Socialist Party TD Mick Barry aptly described him as a good Taoiseach for the privileged few: “Varadkar has been a good Taoiseach for the wealthy and the upper echelons of the middle class but not for working people or for the poor,” he told the Dáil. “His legacy will be a housing crisis that went from bad to worse and a health crisis that is also worsening.”
Homelessness and hospital trolleys
When Varadkar first entered the office of Taoiseach, the numbers in emergency accommodation reached just under 4,400. Under Varadkar, that figure has more than tripled, standing at over 13,500 according to official statistics, with some figures estimating it to be much higher. This is despite unprecedented tax windfalls amounting to a €14 billion budget surplus and the Department of Housing underspending a billion euro of its budget.
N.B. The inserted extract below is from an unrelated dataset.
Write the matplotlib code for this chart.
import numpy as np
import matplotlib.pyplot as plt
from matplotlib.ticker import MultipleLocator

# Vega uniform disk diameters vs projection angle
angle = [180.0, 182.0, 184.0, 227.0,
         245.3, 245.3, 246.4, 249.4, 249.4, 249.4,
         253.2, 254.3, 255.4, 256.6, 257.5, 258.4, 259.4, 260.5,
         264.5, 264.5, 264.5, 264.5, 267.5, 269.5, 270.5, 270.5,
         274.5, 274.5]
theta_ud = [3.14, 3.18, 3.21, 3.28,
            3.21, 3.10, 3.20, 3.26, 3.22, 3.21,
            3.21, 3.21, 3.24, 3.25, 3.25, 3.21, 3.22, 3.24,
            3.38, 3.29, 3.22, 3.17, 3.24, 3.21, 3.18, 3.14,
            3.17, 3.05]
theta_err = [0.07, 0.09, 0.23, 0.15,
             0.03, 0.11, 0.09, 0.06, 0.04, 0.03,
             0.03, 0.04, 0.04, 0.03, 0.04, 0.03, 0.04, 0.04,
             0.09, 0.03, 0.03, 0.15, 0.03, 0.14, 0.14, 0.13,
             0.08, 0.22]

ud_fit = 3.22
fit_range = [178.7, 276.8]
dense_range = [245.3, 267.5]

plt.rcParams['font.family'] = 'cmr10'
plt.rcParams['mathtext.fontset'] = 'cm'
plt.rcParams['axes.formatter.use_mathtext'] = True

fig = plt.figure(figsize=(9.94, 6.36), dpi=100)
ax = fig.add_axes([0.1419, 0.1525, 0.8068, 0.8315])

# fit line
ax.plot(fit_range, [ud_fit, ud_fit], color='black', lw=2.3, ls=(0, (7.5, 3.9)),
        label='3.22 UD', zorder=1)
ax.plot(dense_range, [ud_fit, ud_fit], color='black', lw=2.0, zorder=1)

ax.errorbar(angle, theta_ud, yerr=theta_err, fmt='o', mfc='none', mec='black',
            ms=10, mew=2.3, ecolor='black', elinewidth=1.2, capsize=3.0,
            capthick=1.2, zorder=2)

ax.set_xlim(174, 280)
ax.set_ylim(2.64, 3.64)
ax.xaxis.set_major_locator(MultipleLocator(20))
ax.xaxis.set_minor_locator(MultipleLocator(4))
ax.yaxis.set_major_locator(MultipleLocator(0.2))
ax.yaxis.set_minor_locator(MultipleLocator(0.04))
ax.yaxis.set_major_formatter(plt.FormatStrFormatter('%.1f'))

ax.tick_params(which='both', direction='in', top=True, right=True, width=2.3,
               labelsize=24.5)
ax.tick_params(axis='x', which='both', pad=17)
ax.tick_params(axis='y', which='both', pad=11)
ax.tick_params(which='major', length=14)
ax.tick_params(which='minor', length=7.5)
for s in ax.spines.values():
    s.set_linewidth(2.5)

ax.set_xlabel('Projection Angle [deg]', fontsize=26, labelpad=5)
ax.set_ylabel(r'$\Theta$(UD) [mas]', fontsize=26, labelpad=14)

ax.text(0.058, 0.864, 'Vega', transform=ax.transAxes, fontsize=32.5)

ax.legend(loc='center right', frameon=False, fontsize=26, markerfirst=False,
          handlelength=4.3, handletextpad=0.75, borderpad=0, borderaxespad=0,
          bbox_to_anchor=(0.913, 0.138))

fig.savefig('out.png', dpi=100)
On the other hand, developers, corporate landlords, and big businesses have made huge profits during this period. The trolley crisis, understaffing, and general underfunding only deepened when he took up the mantle as Taoiseach. In his first year in this position, 100,000 people were on hospital trolleys. In his final year, this number increased to 123,000.
A progressive Taoiseach?
Varadkar perhaps hoped the recent referendums would at least give him some sort of legacy as a social progressive – assisted by a craven media establishment promoting this myth. Instead, in a major blow to Vadakar’s position, the government totally undermined itself with vague and offensively neoliberal wordings, which were decisively rejected.
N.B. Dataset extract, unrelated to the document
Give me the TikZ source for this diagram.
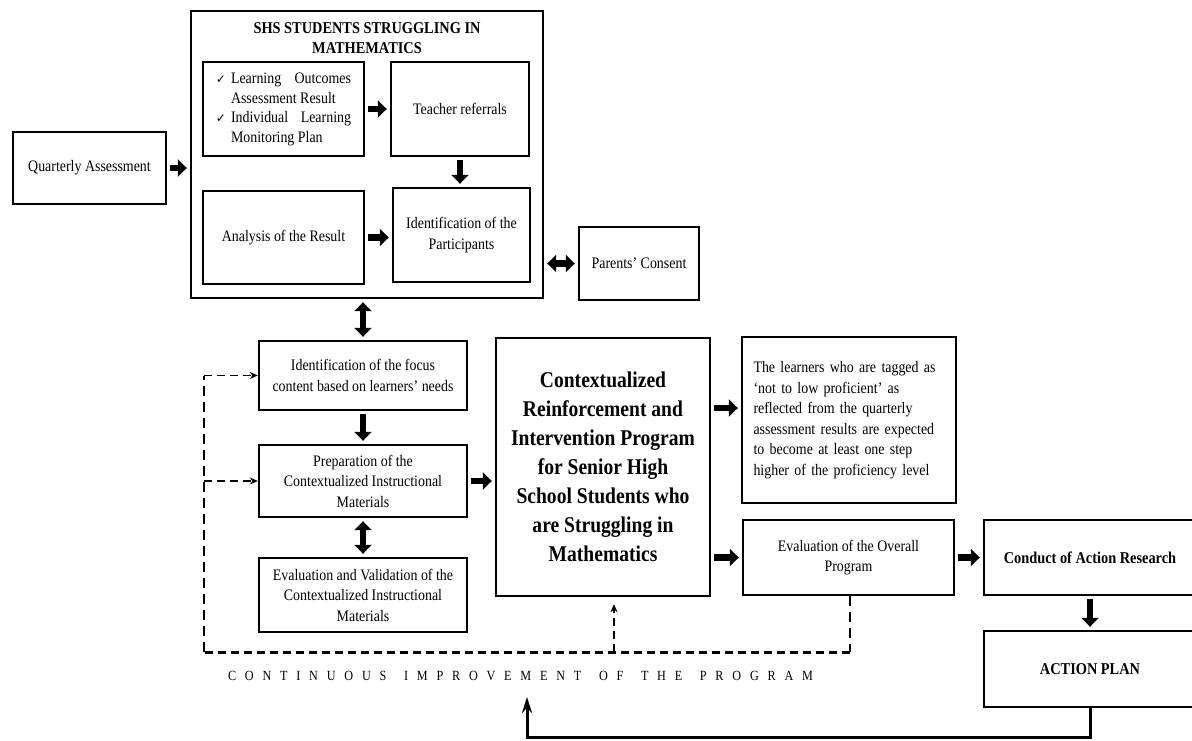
\documentclass[tikz,border=0pt]{standalone}
\usepackage{fontspec}
\setmainfont{Liberation Serif}[FakeStretch=0.87]
\newfontfamily\dejavu{DejaVu Sans}
\usetikzlibrary{arrows.meta}
\newcommand{\ck}{{\dejavu\fontsize{12}{14}\selectfont ✓}}
\tikzset{
  box/.style={draw, line width=2.4pt, rectangle, inner sep=0pt, align=center,
    font=\fontsize{16}{20.5}\selectfont},
  tipA/.tip={Triangle[length=9pt,width=17pt]},
  barrow/.style={line width=6.5pt, -tipA, shorten <=3pt, shorten >=3pt},
  dbarrow/.style={line width=6.5pt, tipA-tipA, shorten <=3pt, shorten >=3pt},
  dline/.style={line width=2pt, dash pattern=on 10pt off 6pt},
  dlinethick/.style={line width=3pt, dash pattern=on 8pt off 5pt},
  darrow/.style={line width=1.6pt, dash pattern=on 8pt off 5pt, -{Stealth[length=8pt,width=7pt]}},
  bigfont/.style={font=\fontsize{22.5}{29}\selectfont\bfseries},
  hdfont/.style={font=\fontsize{16.5}{20}\selectfont\bfseries}
}
\begin{document}
\begin{tikzpicture}[x=1pt,y=-1pt]
\useasboundingbox (0,0) rectangle (1192,740);

% top cluster
\node[box, minimum width=153pt, minimum height=72pt] (q) at (89.5,168) {Quarterly Assessment};
\node[box, minimum width=352pt, minimum height=287pt] (outer) at (367,154.5) {};
\node[hdfont, align=center, inner sep=0pt] (title) at (367,38) {SHS STUDENTS STRUGGLING IN\\MATHEMATICS};
\node[box, minimum width=161pt, minimum height=94pt] (chk) at (283.5,109)
  {\begin{tabular}{@{}l@{\hspace{5pt}}l@{}}
   \ck & \makebox[120pt][s]{Learning Outcomes}\\[-1pt]
       & Assessment Result\\[-1pt]
   \ck & \makebox[120pt][s]{Individual Learning}\\[-1pt]
       & Monitoring Plan
   \end{tabular}};
\node[box, minimum width=138pt, minimum height=94pt] (teach) at (460,109) {Teacher referrals};
\node[box, minimum width=161pt, minimum height=93pt] (anal) at (283.5,237.5) {Analysis of the Result};
\node[box, minimum width=137pt, minimum height=94pt] (ident) at (461.5,235) {Identification of the\\Participants};
\node[box, minimum width=120pt, minimum height=73pt] (parents) at (639,263.5) {Parents’ Consent};

% left column
\node[box, minimum width=208pt, minimum height=69pt] (focus) at (363,375.5) {Identification of the focus\\content based on learners’ needs};
\node[box, minimum width=208pt, minimum height=72pt] (prep) at (363,481) {Preparation of the\\Contextualized Instructional\\Materials};
\node[box, minimum width=208pt, minimum height=74pt] (evalv) at (363,595) {Evaluation and Validation of the\\Contextualized Instructional\\Materials};

% central and right
\node[box, bigfont, minimum width=214pt, minimum height=258pt] (central) at (603,467)
  {Contextualized\\Reinforcement and\\Intervention Program\\for Senior High\\School Students who\\are Struggling in\\Mathematics};
\node[box, minimum width=214pt, minimum height=166pt, text width=191pt, align=left] (learn) at (849,420)
  {\makebox[191pt][s]{The learners who are tagged as}\\
   \makebox[191pt][s]{‘not to low proficient’ as}\\
   \makebox[191pt][s]{reflected from the quarterly}\\
   \makebox[191pt][s]{assessment results are expected}\\
   \makebox[191pt][s]{to become at least one step}\\
   higher of the proficiency level};
\node[box, minimum width=211pt, minimum height=75pt] (evalo) at (848.5,557.5) {Evaluation of the Overall\\Program};
\node[box, hdfont, minimum width=212pt, minimum height=75pt] (conduct) at (1090,557.5) {Conduct of Action Research};
\node[box, hdfont, minimum width=212pt, minimum height=76pt] (action) at (1090,669) {ACTION PLAN};

% caption
\node[inner sep=0pt, font=\fontsize{14}{16}\selectfont] (cap) at (520.5,676)
  {\makebox[585pt][s]{C\hfill O\hfill N\hfill T\hfill I\hfill N\hfill U\hfill O\hfill U\hfill S\hfill\hfill
   I\hfill M\hfill P\hfill R\hfill O\hfill V\hfill E\hfill M\hfill E\hfill N\hfill T\hfill\hfill
   O\hfill F\hfill\hfill T\hfill H\hfill E\hfill\hfill
   P\hfill R\hfill O\hfill G\hfill R\hfill A\hfill M}};

% block arrows
\draw[barrow] (q.east) -- (q.east -| outer.west);
\draw[barrow] (chk.east) -- (teach.west);
\draw[barrow] (teach.south) -- (teach.south |- ident.north);
\draw[barrow] (anal.east) -- (anal.east -| ident.west);
\draw[dbarrow] (parents.west -| outer.east) -- (parents.west);
\draw[dbarrow] (focus.north) -- (focus.north |- outer.south);
\draw[barrow] (focus.south) -- (prep.north);
\draw[dbarrow] (prep.south) -- (evalv.north);
\draw[barrow] (prep.east) -- (prep.east -| central.west);
\coordinate (lw) at ([yshift=12pt]learn.west);
\draw[barrow] (lw -| central.east) -- (lw);
\draw[barrow] (evalo.west -| central.east) -- (evalo.west);
\draw[barrow] (evalo.east) -- (conduct.west);
\draw[barrow] (conduct.south) -- (action.north);

% feedback loop
\coordinate (fbcorner) at (527,737);
\coordinate (fbend) at (527,697);
\draw[line width=3pt, -{Stealth[length=16pt,width=10pt]}] (action.south) |- (fbcorner) -- (fbend);

% dashed improvement loop
\coordinate (dl) at (204,652);
\coordinate (dtop) at (204,375.5);
\coordinate (dmid) at (204,481);
\coordinate (dup) at (614,652);
\coordinate (dr) at ([xshift=1.5pt]evalo.south |- dl);
\draw[dline] ([xshift=1.5pt]evalo.south) -- (dr);
\draw[dlinethick] (dr) -- (dl);
\draw[dline] (dl) -- (dtop);
\draw[darrow] (dtop) -- (focus.west);
\draw[darrow] (dmid) -- (prep.west);
\draw[darrow, shorten >=7pt] (dup) -- (dup |- central.south);
\end{tikzpicture}
\end{document}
What about the Repealing of the Eighth Amendment? Socialist Party representative in Dublin West Ruth Coppinger described it thus: “Leo was chosen to be a fresh new face for Fine Gael, to win new progressive votes, particularly in urban areas. He tried to ride the wave of Repeal and Marriage Equality as a member of the LGBTQ+ community, but he did nothing to bring those things about. They were forced onto the agenda by popular grassroots movements of young people of women of LGBTQ+ people.”
In fact, Varadkar was always a staunch opponent of social progress, going on the record to oppose abortion rights, marriage equality and adoption rights for gay couples, only changing these views when such rights were forced onto the agenda from the streets.
Urgent need for socialist alternative
Varadkar also leaves behind him a political landscape which has changed for the worse, particularly with a growing far right and Fine Gael increasingly adopting their rhetoric. The party of course has never been a friend of migrants, overseeing the inhumane direct provision system, and there are now around 1,400 homeless asylum seekers living on the streets. The twin crises of housing and cost of living have given oxygen to the far right to spew their hateful message while the government has allowed the situation to deteriorate, creating a vicious downward spiral.
Fine Gael has taken into its remit the right to choose a new Taoiseach, this at a time when the party is polling at a historic low of around 20%. If it thinks that Harris is the man for the job, they should put it to a vote. The government should dissolve, and there should be a general election now. We desperately need to build an alternative to their rule and the capitalist system that they have shaped in the last decade and a half.
This system has given us perennial housing and health crises, and is fermenting division, hate and fear in society. The urgency to build a socialist alternative is only becoming more pronounced. We need to ensure after the next election we have a powerful socialist bloc in the Dáil to assist working-class people in the vital struggle for fundamental change.